── Given information ──

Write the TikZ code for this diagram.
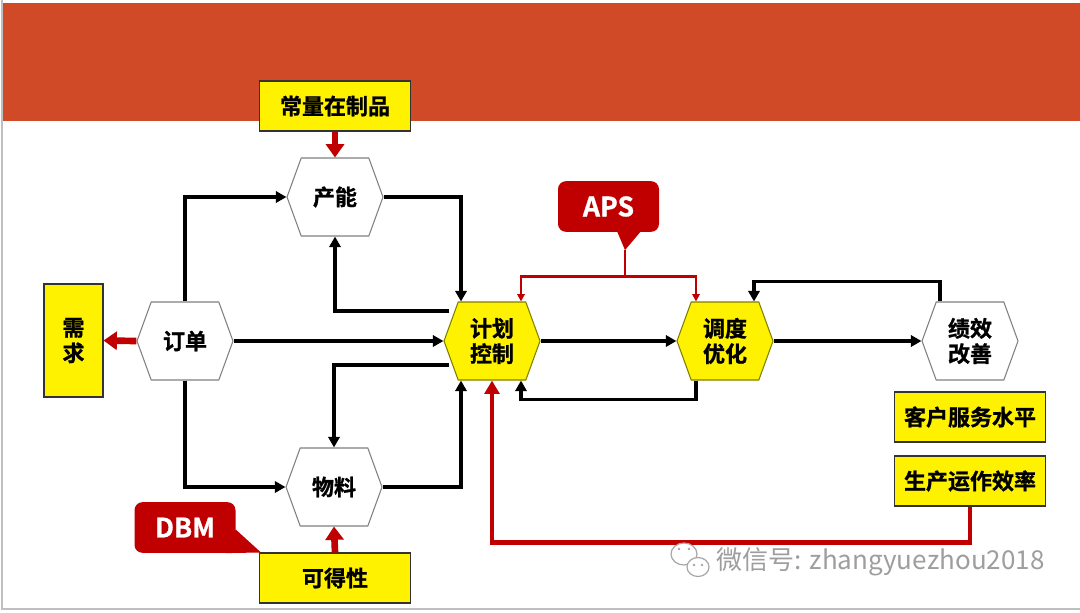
\documentclass[tikz,border=0pt]{standalone}
\usepackage{fontspec}
\setmainfont{Noto Sans CJK SC}[BoldFont={Noto Sans CJK SC Bold},BoldFeatures={FakeBold=1}]
\usepackage{tikz}
\usetikzlibrary{%
	calc,%
	arrows.meta,%
	shapes.symbols%
}
\definecolor{hdr}{HTML}{D04A27}
\definecolor{aprd}{HTML}{C00000}
\definecolor{hexgray}{HTML}{808080}
\definecolor{hexolive}{HTML}{7F7F00}
\newcommand{\lbl}{\fontsize{16.5}{19}\selectfont\bfseries}

\begin{document}
\begin{tikzpicture}[x=0.75pt,y=-0.75pt,
	hexa/.style={shape=signal,signal to=west and east,signal pointer angle=140,
		minimum width=72pt,minimum height=58.5pt,inner sep=0pt,draw=hexgray,fill=white,
		line width=0.8pt,font=\lbl,align=center},
	hexy/.style={hexa,fill=yellow,draw=hexolive},
	ybox/.style={draw=black!80,fill=yellow,line width=0.8pt,minimum width=113.25pt,
		minimum height=37.5pt,inner sep=0pt,font=\lbl,align=center},
	callout/.style={fill=aprd,rounded corners=6pt,minimum width=75.75pt,minimum height=38pt,
		text=white,font=\fontsize{20}{22}\selectfont\bfseries},
	arr/.style={line width=2.8pt,-{Triangle[length=8pt,width=8.5pt]}},
	apsl/.style={aprd,line width=1.6pt},
	blk/.style={aprd,line width=5pt,-{Triangle[length=10pt,width=13.5pt]}},
	fb/.style={aprd,line width=3.6pt,-{Triangle[length=10pt,width=11pt]}}]
	\useasboundingbox (0,0) rectangle (1080,612);
	\fill[white] (0,0) rectangle (1080,612);
	\draw[black!25,line width=1.2pt] (2,0) -- (2,609) -- (1080,609);
	\fill[hdr] (3,3) rectangle (1080,121);
	\node[ybox] (pz) at (335,106) {常量在制品};
	\node[ybox,minimum width=44.25pt,minimum height=84.75pt] (xq) at (73.5,340.5) {需\\求};
	\node[ybox] (kh) at (970,417) {客户服务水平};
	\node[ybox] (sc) at (970,481) {生产运作效率};
	\node[ybox] (kd) at (335,578) {可得性};
	\node[hexa] (cn) at (335,197) {产能};
	\node[hexa] (dd) at (185,341) {订单};
	\node[hexa] (wl) at (334,487) {物料};
	\node[hexy] (jh) at (492,341) {计划\\控制};
	\node[hexy] (dy) at (725,341) {调度\\优化};
	\node[hexa] (jx) at (970,341) {绩效\\改善};
	\node[callout] (aps) at (608.5,206.5) {APS};
	\node[callout] (dbm) at (185,527.5) {DBM};
	\coordinate (apstip) at ($(aps.south)+(16.5,18)$);
	\coordinate (dbmtip) at ($(kd.north west)+(2,0)$);
	\fill[aprd] ($(aps.south)+(8.5,-1)$) -- ($(aps.south)+(32.5,-1)$) -- (apstip) -- cycle;
	\fill[aprd] ($(dbm.east)+(0,2)$) -- ($(dbm.south east)+(-10,0)$) -- (dbmtip) -- cycle;
	\draw[arr] (dd.north) |- (cn.west);
	\draw[arr] (dd.south) |- (wl.west);
	\draw[arr] (dd.east) -- (jh.west);
	\draw[arr] (cn.east) -| ($(jh.north)+(-31,0)$);
	\draw[arr] ($(jh.west)+(6,-30)$) -| (cn.south);
	\draw[arr] ($(jh.west)+(6,24)$) -| (wl.north);
	\draw[arr] (wl.east) -| ($(jh.south)+(-31,0)$);
	\draw[arr] (jh.east) -- (dy.west);
	\draw[arr] ($(dy.south)+(-29,0)$) -- ++(0,19) -| ($(jh.south)+(29,0)$);
	\draw[arr] (dy.east) -- (jx.west);
	\draw[arr] ($(jx.north)+(-30,0)$) -- ++(0,-20) -| ($(dy.north)+(29,0)$);
	\draw[apsl] (apstip) -- ++(0,27);
	\draw[apsl,{Triangle[length=5.5pt,width=5.5pt]}-{Triangle[length=5.5pt,width=5.5pt]}]
		($(jh.north)+(29,0)$) -- ++(0,-25) -| ($(dy.north)+(-29,0)$);
	\draw[blk] (dd.west) -- (xq.east);
	\draw[blk] (pz.south) -- (cn.north);
	\draw[blk] (kd.north) -- (wl.south);
	\draw[fb] (sc.south) -- ++(0,36) -| (jh.south);
	\begin{scope}[draw=black!35,fill=white,line width=0.9pt]
		\filldraw (684,554) ellipse (13 and 11);
		\filldraw (698,567) ellipse (11 and 9.5);
		\foreach \X/\Y in {679/549,689/549,694/565,702/565}
		{\fill[black!35] (\X,\Y) circle (1.3);}
	\end{scope}
	\node[text=black!38,font=\fontsize{19.5}{22}\selectfont,anchor=west] (wm) at (712,562) {微信号: zhangyuezhou2018};
\end{tikzpicture}
\end{document}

───

Set exercise: Skip the pictures, then retype every line above exactly.

Completed task:
Write the TikZ code for this diagram.
\documentclass[tikz,border=0pt]{standalone}
\usepackage{fontspec}
\setmainfont{Noto Sans CJK SC}[BoldFont={Noto Sans CJK SC Bold},BoldFeatures={FakeBold=1}]
\usepackage{tikz}
\usetikzlibrary{%
	calc,%
	arrows.meta,%
	shapes.symbols%
}
\definecolor{hdr}{HTML}{D04A27}
\definecolor{aprd}{HTML}{C00000}
\definecolor{hexgray}{HTML}{808080}
\definecolor{hexolive}{HTML}{7F7F00}
\newcommand{\lbl}{\fontsize{16.5}{19}\selectfont\bfseries}

\begin{document}
\begin{tikzpicture}[x=0.75pt,y=-0.75pt,
	hexa/.style={shape=signal,signal to=west and east,signal pointer angle=140,
		minimum width=72pt,minimum height=58.5pt,inner sep=0pt,draw=hexgray,fill=white,
		line width=0.8pt,font=\lbl,align=center},
	hexy/.style={hexa,fill=yellow,draw=hexolive},
	ybox/.style={draw=black!80,fill=yellow,line width=0.8pt,minimum width=113.25pt,
		minimum height=37.5pt,inner sep=0pt,font=\lbl,align=center},
	callout/.style={fill=aprd,rounded corners=6pt,minimum width=75.75pt,minimum height=38pt,
		text=white,font=\fontsize{20}{22}\selectfont\bfseries},
	arr/.style={line width=2.8pt,-{Triangle[length=8pt,width=8.5pt]}},
	apsl/.style={aprd,line width=1.6pt},
	blk/.style={aprd,line width=5pt,-{Triangle[length=10pt,width=13.5pt]}},
	fb/.style={aprd,line width=3.6pt,-{Triangle[length=10pt,width=11pt]}}]
	\useasboundingbox (0,0) rectangle (1080,612);
	\fill[white] (0,0) rectangle (1080,612);
	\draw[black!25,line width=1.2pt] (2,0) -- (2,609) -- (1080,609);
	\fill[hdr] (3,3) rectangle (1080,121);
	\node[ybox] (pz) at (335,106) {常量在制品};
	\node[ybox,minimum width=44.25pt,minimum height=84.75pt] (xq) at (73.5,340.5) {需\\求};
	\node[ybox] (kh) at (970,417) {客户服务水平};
	\node[ybox] (sc) at (970,481) {生产运作效率};
	\node[ybox] (kd) at (335,578) {可得性};
	\node[hexa] (cn) at (335,197) {产能};
	\node[hexa] (dd) at (185,341) {订单};
	\node[hexa] (wl) at (334,487) {物料};
	\node[hexy] (jh) at (492,341) {计划\\控制};
	\node[hexy] (dy) at (725,341) {调度\\优化};
	\node[hexa] (jx) at (970,341) {绩效\\改善};
	\node[callout] (aps) at (608.5,206.5) {APS};
	\node[callout] (dbm) at (185,527.5) {DBM};
	\coordinate (apstip) at ($(aps.south)+(16.5,18)$);
	\coordinate (dbmtip) at ($(kd.north west)+(2,0)$);
	\fill[aprd] ($(aps.south)+(8.5,-1)$) -- ($(aps.south)+(32.5,-1)$) -- (apstip) -- cycle;
	\fill[aprd] ($(dbm.east)+(0,2)$) -- ($(dbm.south east)+(-10,0)$) -- (dbmtip) -- cycle;
	\draw[arr] (dd.north) |- (cn.west);
	\draw[arr] (dd.south) |- (wl.west);
	\draw[arr] (dd.east) -- (jh.west);
	\draw[arr] (cn.east) -| ($(jh.north)+(-31,0)$);
	\draw[arr] ($(jh.west)+(6,-30)$) -| (cn.south);
	\draw[arr] ($(jh.west)+(6,24)$) -| (wl.north);
	\draw[arr] (wl.east) -| ($(jh.south)+(-31,0)$);
	\draw[arr] (jh.east) -- (dy.west);
	\draw[arr] ($(dy.south)+(-29,0)$) -- ++(0,19) -| ($(jh.south)+(29,0)$);
	\draw[arr] (dy.east) -- (jx.west);
	\draw[arr] ($(jx.north)+(-30,0)$) -- ++(0,-20) -| ($(dy.north)+(29,0)$);
	\draw[apsl] (apstip) -- ++(0,27);
	\draw[apsl,{Triangle[length=5.5pt,width=5.5pt]}-{Triangle[length=5.5pt,width=5.5pt]}]
		($(jh.north)+(29,0)$) -- ++(0,-25) -| ($(dy.north)+(-29,0)$);
	\draw[blk] (dd.west) -- (xq.east);
	\draw[blk] (pz.south) -- (cn.north);
	\draw[blk] (kd.north) -- (wl.south);
	\draw[fb] (sc.south) -- ++(0,36) -| (jh.south);
	\begin{scope}[draw=black!35,fill=white,line width=0.9pt]
		\filldraw (684,554) ellipse (13 and 11);
		\filldraw (698,567) ellipse (11 and 9.5);
		\foreach \X/\Y in {679/549,689/549,694/565,702/565}
		{\fill[black!35] (\X,\Y) circle (1.3);}
	\end{scope}
	\node[text=black!38,font=\fontsize{19.5}{22}\selectfont,anchor=west] (wm) at (712,562) {微信号: zhangyuezhou2018};
\end{tikzpicture}
\end{document}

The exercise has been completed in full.